[Haskell-cafe] How to ensure code executes in the context of a specific OS thread?
Jason Dagit
dagitj at gmail.com
Wed Jul 6 16:42:10 CEST 2011
On Wed, Jul 6, 2011 at 2:23 AM, Simon Marlow <marlowsd at gmail.com> wrote:
> On 06/07/2011 07:37, Jason Dagit wrote:
>>
>> On Jul 5, 2011 1:04 PM, "Jason Dagit" <dagitj at gmail.com
>> <mailto:dagitj at gmail.com>> wrote:
>> >
>> > On Tue, Jul 5, 2011 at 12:33 PM, Ian Lynagh <igloo at earth.li
>> <mailto:igloo at earth.li>> wrote:
>> > > On Tue, Jul 05, 2011 at 08:11:21PM +0100, Simon Marlow wrote:
>> > >>
>> > >> In GHCi it's a different matter, because the main thread is running
>> > >> GHCi itself, and all the expressions/statements typed at the prompt
>> > >> are run in forkIO'd threads (a new one for each statement, in fact).

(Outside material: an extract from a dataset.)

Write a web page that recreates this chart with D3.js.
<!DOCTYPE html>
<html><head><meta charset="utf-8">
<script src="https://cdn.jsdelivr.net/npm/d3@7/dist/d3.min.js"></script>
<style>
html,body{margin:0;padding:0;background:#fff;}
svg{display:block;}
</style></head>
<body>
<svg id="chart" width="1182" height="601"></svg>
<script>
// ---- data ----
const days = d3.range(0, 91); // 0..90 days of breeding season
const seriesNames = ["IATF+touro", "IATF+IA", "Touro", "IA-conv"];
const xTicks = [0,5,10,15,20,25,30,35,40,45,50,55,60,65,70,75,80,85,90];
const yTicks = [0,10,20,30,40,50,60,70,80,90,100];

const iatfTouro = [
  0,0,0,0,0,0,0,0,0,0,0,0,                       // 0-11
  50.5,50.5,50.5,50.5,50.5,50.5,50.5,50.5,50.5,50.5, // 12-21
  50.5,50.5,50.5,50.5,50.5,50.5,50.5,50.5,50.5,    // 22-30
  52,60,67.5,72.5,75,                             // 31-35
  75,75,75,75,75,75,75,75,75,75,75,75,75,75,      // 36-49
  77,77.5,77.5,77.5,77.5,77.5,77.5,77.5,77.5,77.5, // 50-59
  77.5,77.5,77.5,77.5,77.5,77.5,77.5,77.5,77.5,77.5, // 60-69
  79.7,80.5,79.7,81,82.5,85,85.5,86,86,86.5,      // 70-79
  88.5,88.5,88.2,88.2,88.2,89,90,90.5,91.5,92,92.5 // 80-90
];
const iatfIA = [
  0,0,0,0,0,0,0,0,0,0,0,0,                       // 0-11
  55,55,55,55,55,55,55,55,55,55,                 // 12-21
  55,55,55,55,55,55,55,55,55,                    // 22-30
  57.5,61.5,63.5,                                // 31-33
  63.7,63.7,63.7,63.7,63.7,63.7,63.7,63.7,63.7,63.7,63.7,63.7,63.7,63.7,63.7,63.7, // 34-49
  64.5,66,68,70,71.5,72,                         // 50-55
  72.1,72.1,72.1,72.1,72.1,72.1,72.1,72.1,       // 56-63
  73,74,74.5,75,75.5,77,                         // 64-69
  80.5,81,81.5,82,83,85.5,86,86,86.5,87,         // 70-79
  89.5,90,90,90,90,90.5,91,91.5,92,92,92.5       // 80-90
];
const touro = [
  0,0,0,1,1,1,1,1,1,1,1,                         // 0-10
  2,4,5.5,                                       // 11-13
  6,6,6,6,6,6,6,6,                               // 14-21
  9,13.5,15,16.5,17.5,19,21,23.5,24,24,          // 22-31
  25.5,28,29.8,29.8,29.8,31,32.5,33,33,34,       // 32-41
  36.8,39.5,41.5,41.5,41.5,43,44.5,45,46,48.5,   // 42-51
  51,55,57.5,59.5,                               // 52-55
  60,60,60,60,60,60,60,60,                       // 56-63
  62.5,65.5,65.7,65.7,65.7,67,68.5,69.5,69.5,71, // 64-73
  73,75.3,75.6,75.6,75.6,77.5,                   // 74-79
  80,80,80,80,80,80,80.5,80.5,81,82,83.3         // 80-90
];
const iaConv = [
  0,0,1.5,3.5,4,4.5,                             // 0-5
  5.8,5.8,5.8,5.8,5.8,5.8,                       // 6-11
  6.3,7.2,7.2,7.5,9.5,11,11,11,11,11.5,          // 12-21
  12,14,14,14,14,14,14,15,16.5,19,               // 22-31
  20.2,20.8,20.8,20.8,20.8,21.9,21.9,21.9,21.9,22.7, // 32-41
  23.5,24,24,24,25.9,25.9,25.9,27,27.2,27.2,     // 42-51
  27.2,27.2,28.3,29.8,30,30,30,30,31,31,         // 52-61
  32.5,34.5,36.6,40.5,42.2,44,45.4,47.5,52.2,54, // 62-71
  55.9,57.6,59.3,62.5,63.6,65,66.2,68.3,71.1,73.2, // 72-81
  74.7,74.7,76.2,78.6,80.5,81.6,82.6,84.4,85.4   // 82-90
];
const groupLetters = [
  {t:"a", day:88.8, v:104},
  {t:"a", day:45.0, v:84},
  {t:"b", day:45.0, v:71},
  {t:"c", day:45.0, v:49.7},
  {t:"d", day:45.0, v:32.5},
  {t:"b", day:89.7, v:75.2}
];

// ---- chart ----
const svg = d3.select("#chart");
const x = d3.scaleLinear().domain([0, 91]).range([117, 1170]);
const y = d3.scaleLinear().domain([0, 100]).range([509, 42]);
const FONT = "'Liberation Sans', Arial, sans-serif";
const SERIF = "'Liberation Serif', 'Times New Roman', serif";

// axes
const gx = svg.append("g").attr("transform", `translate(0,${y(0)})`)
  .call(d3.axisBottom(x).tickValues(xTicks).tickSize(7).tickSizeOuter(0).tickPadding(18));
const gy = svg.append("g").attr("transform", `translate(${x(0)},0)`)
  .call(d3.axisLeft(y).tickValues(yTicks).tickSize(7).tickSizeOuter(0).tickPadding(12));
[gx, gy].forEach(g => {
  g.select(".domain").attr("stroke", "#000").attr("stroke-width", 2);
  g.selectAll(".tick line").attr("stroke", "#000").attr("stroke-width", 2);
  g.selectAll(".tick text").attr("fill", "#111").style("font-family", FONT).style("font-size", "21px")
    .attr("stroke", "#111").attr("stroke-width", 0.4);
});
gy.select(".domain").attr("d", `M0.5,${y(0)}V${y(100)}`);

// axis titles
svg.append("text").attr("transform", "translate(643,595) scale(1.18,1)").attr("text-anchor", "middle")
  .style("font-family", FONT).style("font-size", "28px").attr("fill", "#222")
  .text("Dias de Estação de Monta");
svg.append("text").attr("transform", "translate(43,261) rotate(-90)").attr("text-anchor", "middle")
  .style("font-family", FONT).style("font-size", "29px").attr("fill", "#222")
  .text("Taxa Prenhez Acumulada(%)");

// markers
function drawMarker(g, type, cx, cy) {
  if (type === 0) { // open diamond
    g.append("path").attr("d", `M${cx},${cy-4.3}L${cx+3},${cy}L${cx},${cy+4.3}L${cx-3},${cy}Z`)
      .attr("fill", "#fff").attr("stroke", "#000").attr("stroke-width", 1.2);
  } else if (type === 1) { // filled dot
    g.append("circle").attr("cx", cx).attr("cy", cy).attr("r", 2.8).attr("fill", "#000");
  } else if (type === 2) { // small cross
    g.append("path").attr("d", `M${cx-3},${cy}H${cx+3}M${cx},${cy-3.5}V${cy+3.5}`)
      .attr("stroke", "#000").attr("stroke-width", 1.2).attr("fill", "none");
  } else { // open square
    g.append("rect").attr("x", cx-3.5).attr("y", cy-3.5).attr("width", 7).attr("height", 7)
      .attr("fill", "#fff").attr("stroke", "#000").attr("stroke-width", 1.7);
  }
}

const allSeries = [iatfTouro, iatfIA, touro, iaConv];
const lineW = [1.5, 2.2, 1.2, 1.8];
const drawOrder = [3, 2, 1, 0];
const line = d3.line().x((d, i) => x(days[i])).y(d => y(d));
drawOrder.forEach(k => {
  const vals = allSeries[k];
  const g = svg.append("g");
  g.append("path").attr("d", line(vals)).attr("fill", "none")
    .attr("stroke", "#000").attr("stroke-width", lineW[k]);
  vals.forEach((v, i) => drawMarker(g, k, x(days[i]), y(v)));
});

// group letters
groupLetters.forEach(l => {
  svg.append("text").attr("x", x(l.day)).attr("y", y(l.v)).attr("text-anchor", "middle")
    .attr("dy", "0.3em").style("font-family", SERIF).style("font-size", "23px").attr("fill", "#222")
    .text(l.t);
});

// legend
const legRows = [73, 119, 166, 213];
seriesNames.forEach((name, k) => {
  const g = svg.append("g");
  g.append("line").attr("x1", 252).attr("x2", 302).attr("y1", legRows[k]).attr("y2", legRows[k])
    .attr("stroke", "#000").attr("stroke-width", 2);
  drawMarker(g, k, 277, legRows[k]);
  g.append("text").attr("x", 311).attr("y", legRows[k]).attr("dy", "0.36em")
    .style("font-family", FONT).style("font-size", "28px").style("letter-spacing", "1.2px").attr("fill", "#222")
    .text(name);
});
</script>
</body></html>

>> > >> If you want a way to run command-line operations in the main thread,
>> > >> please submit a feature request. I'm not sure it can be done, but
>> > >> I'll look into it.
>> > >
>> > > We already have a way: -fno-ghci-sandbox
>> >
>> > I've removed all my explicit attempts to forkIO/forkOS and passed the
>> > command line flag you mention. I just tried this but it doesn't
>> > change the behavior in my example.
>>
>> I tried it again and discovered that due to an argument parsing bug in
>> cabal-dev that the flag was not passed correctly. I explicitly passed it
>> and verified that it works. Thanks for the workaround. By the way, I did
>> look at the user guide for options like this and didn't see it. Which
>> part of the manual is it in?
>>
>> Can I still make a feature request for a function to make code run on
>> the original thread? My reasoning is that the code which needs to run on
>> the main thread may appear in a library in which case the developer has
>> no control over how ghc is invoked.
>
> I'm not sure how that would work. The programmer is in control of what the
> main thread does, not GHC. So in order to implement some mechanism to run
> code on the main thread, we would need some cooperation from the main thread
> itself. For example, in gtk2hs the main thread runs an event handler loop
> which occasionally checks a queue for requests from other threads (at least,
> I think that's how it works).
What I'm wrestling with is the following. Say I make a GUI library.
As author of the GUI library I discover issues like this where the
library code needs to execute on the "main" thread. Users of the
library expect the typical Haskell environment where you can't tell
the difference between threads, and you fork at will. How can I make
sure my library works from GHC (with arbitrary user threads) and from
GHCI?
As John Lato points out in his email lots of people bump into this
without realizing it and don't understand what the problem is. We can
try our best to educate everyone, but I have this sense that we could
also do a better job of providing primitives to make it so that code
will run on the main thread regardless of how people invoke the
library.
In my specific case (Cocoa on OSX), it is possible for me to use some
Cocoa functions to force things to run on the main thread. From what
I've read Cocoa uses pthreads to implement this. I was hoping we could
expose something from the RTS code in Control.Concurrent so that it's
part of an "official" Haskell API that library writers can assume.
Judging by this SO question, it's easier to implement this in Haskell
on top of pthreads than to implement it in C (here I'm assuming GHC's
RTS uses pthreads, but I've never checked):
http://stackoverflow.com/questions/6130823/pthreads-perform-function-on-main-thread
In fact, the it sounds like what Gtk2hs is doing with the postGUI functions.